Thay are like different lanes of road, won't affect each other. You simutaneously upload and download at maximum speed.


----------



## topgear (May 7, 2013)

flyingcow said:


> This one is obvious but if you havent tried it-
> 
> 1.Right click on the torrent
> 2.Select Bandwidth allocation
> 3.Set to high



only useful you you are downloading two or more files at the same time.


----------



## meetdilip (May 7, 2013)

It is bad, it will affect your browsing.


----------



## topgear (May 8, 2013)

can't say for sure .. previously when I used Xp and ut 2.1 and set high priority or torrents with lots of seeders the browing was really slow .. same was true with win 7 but ever since I started using win 8 the issue has been greatly fixed. So win 8 has better bandwidth management IMO


----------



## theterminator (May 8, 2013)

@OP: download torrents which have better number of seeders, else you will get slow speeds no matter how fast your connection is


----------



## asingh (May 8, 2013)

If you are reaching your maxed out ISP throughput, nothing more can be done about it. If you are getting less speeds then it can be factored to: ports, throttling, seeds.


----------



## topgear (May 9, 2013)

theterminator said:


> @OP: download torrents which have better number of seeders, else you will get slow speeds no matter how fast your connection is



like discussed before it also depends on the peers and sometime I can get max speed on torrents which have only 8-10 seeders but a very few peers.


----------



## arijitsinha (May 9, 2013)

topgear said:


> like discussed before it also depends on the peers and sometime I can get max speed on torrents which have only 8-10 seeders but a very few peers.

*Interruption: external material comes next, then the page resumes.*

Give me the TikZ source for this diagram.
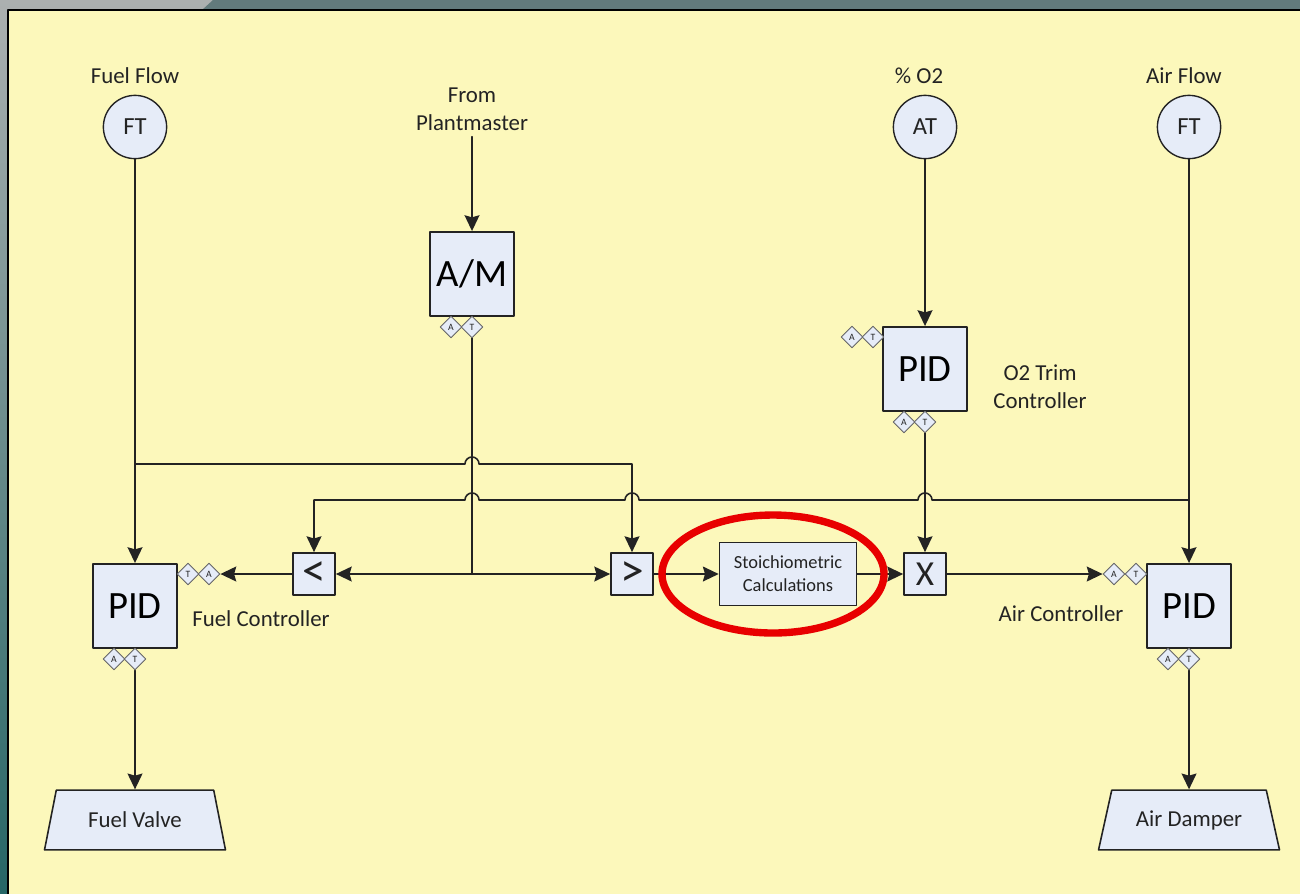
\documentclass[tikz,border=0pt]{standalone}
\usepackage{fontspec}
\setmainfont{Carlito}
\usetikzlibrary{shapes.geometric,arrows.meta}
\definecolor{panel}{RGB}{252,248,187}
\definecolor{boxfill}{RGB}{230,236,248}
\definecolor{ink}{RGB}{35,35,35}
\definecolor{slate}{RGB}{98,122,124}
\definecolor{hilite}{RGB}{232,0,0}

\begin{document}
\begin{tikzpicture}[x=0.02cm,y=-0.02cm,line cap=round,line join=round,
  wire/.style={line width=0.9pt,draw=ink},
  sig/.style={wire,-{Stealth[length=9pt,width=8.5pt,inset=1.2pt]}},
  lbl/.style={text=ink,align=center,font=\fontsize{13}{16}\selectfont},
  sensor/.style={circle,draw=ink,line width=0.8pt,fill=boxfill,minimum size=36pt,inner sep=0pt,text=ink,font=\fontsize{14}{14}\selectfont},
  ctrl/.style={draw=ink,line width=0.9pt,fill=boxfill,minimum size=48pt,inner sep=0pt,text=black,font=\fontsize{22}{22}\selectfont},
  sel/.style={draw=ink,line width=0.9pt,fill=boxfill,minimum size=24pt,inner sep=0pt,text=ink,font=\fontsize{20}{20}\selectfont},
  calcbox/.style={draw=ink,line width=0.9pt,fill=boxfill,minimum width=78pt,minimum height=36pt,inner sep=0pt,align=center,text=ink,font=\fontsize{10.5}{13}\selectfont},
  tag/.style={diamond,draw=ink!70,line width=0.5pt,fill=boxfill,minimum size=12.5pt,inner sep=0pt,text=ink,font=\fontsize{5.5}{5.5}\selectfont},
  valve/.style={trapezium,trapezium angle=67,trapezium stretches body,draw=ink,line width=0.9pt,fill=boxfill,minimum width=103pt,minimum height=34pt,text=ink,font=\fontsize{13}{13}\selectfont}]

\useasboundingbox (0,0) rectangle (1300,893);

% slide backdrop
\shade[top color={rgb,255:red,172;green,176;blue,176},bottom color={rgb,255:red,38;green,102;blue,102}] (0,0) rectangle (1300,893);
\fill[slate] (213,0) -- (1300,0) -- (1300,10) -- (202,10) -- cycle;
\draw[line width=1pt,fill=panel] (8,10) rectangle (1320,910);

% transmitters
\node[lbl] (fuelflow) at (135,76) {Fuel Flow};
\node[sensor] (fft) at (135,127) {FT};
\node[lbl] (o2lbl) at (919,76) {\% O2};
\node[sensor] (at) at (925,127) {AT};
\node[lbl] (airflow) at (1184,76) {Air Flow};
\node[sensor] (aft) at (1189,127) {FT};
\node[lbl] (plant) at (472,109) {From\\Plantmaster};

% auto/manual station
\node[ctrl] (am) at (472,274) {A/M};
\node[tag] (am-a) at (451,327) {A};
\node[tag] (am-t) at (472,327) {T};

% O2 trim controller
\node[ctrl] (o2pid) at (925,369) {PID};
\node[tag] (o2-a) at (852,337) {A};
\node[tag] (o2-t) at (873,337) {T};
\node[tag] (o2-ba) at (904,422) {A};
\node[tag] (o2-bt) at (925,422) {T};
\node[lbl] (o2name) at (1040,387) {O2 Trim\\Controller};

% selectors and calculation row
\node[sel,font=\fontsize{27}{27}\selectfont] (lo) at (314,574) {<};
\node[sel,font=\fontsize{27}{27}\selectfont] (hi) at (632,574) {>};
\node[calcbox] (stoich) at (788,574) {Stoichiometric\\Calculations};
\node[sel] (mul) at (925,574) {X};

% fuel controller
\node[ctrl] (fpid) at (135,606) {PID};
\node[tag] (fpid-t) at (188,574) {T};
\node[tag] (fpid-a) at (209,574) {A};
\node[tag] (fpid-ba) at (114,659) {A};
\node[tag] (fpid-bt) at (135,659) {T};
\node[lbl] (fuelname) at (261,619) {Fuel Controller};

% air controller
\node[ctrl] (apid) at (1189,606) {PID};
\node[tag] (apid-a) at (1114,574) {A};
\node[tag] (apid-t) at (1136,574) {T};
\node[tag] (apid-ba) at (1168,659) {A};
\node[tag] (apid-bt) at (1189,659) {T};
\node[lbl] (airname) at (1061,614) {Air Controller};

% final elements
\node[valve] (fv) at (135,820) {Fuel Valve};
\node[valve] (ad) at (1189,820) {Air Damper};

% signal lines
\draw[sig] (plant) -- (am);
\draw[sig] (fft) -- (fpid);
\draw[sig] (aft) -- (apid);
\draw[sig] (at) -- (o2pid);
\draw[sig] (o2-bt) -- (mul);

\coordinate (amsplit) at (472,574);
\draw[wire] (am-t) -- (amsplit);
\draw[sig] (amsplit) -- (lo);
\draw[sig] (amsplit) -- (hi);

% fuel flow cross-feed
\coordinate (fuelsplit) at (135,464);
\draw[sig] (fuelsplit) -- ([xshift=-4pt]amsplit |- fuelsplit)
  arc[start angle=180,end angle=0,radius=4pt] -- (hi |- fuelsplit) -- (hi);

% air flow cross-feed
\coordinate (airsplit) at (1189,500);
\draw[sig] (airsplit) -- ([xshift=4pt]mul |- airsplit)
  arc[start angle=0,end angle=180,radius=4pt] -- ([xshift=4pt]hi |- airsplit)
  arc[start angle=0,end angle=180,radius=4pt] -- ([xshift=4pt]amsplit |- airsplit)
  arc[start angle=0,end angle=180,radius=4pt] -- (lo |- airsplit) -- (lo);

\draw[sig] (hi) -- (stoich);
\draw[sig] (stoich) -- (mul);
\draw[sig] (mul) -- (apid-a);
\draw[sig] (lo) -- (fpid-a);
\draw[sig] (fpid-bt) -- (fv);
\draw[sig] (apid-bt) -- (ad);

% highlight
\draw[hilite,line width=4.2pt] (773,574) ellipse [x radius=111,y radius=59];

\end{tikzpicture}
\end{document}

hmm.. and sometime I get 2-3 KBPS though the torrent having 1000+ seeders peers.  

Anyway to block /ignore seeders peers which have low upload speed?


----------



## Allu Azad (May 9, 2013)

@OP you can use torrent to direct download feature offered by certain websites . There are paid and free services . These sites acts like an online cloud storage for the torrents you want to download and you can down it from them as you normally download files from internet . You can also use download managers like IDM or FDM with these services .



Spoiler



PM me to know the site addresses . I don't know whether sharing that kind of site addresses is allowed here .


----------



## topgear (May 10, 2013)

arijitsinha said:


> hmm.. and sometime I get 2-3 KBPS though the torrent having 1000+ seeders peers.
> 
> Anyway to block /ignore seeders peers which have low upload speed?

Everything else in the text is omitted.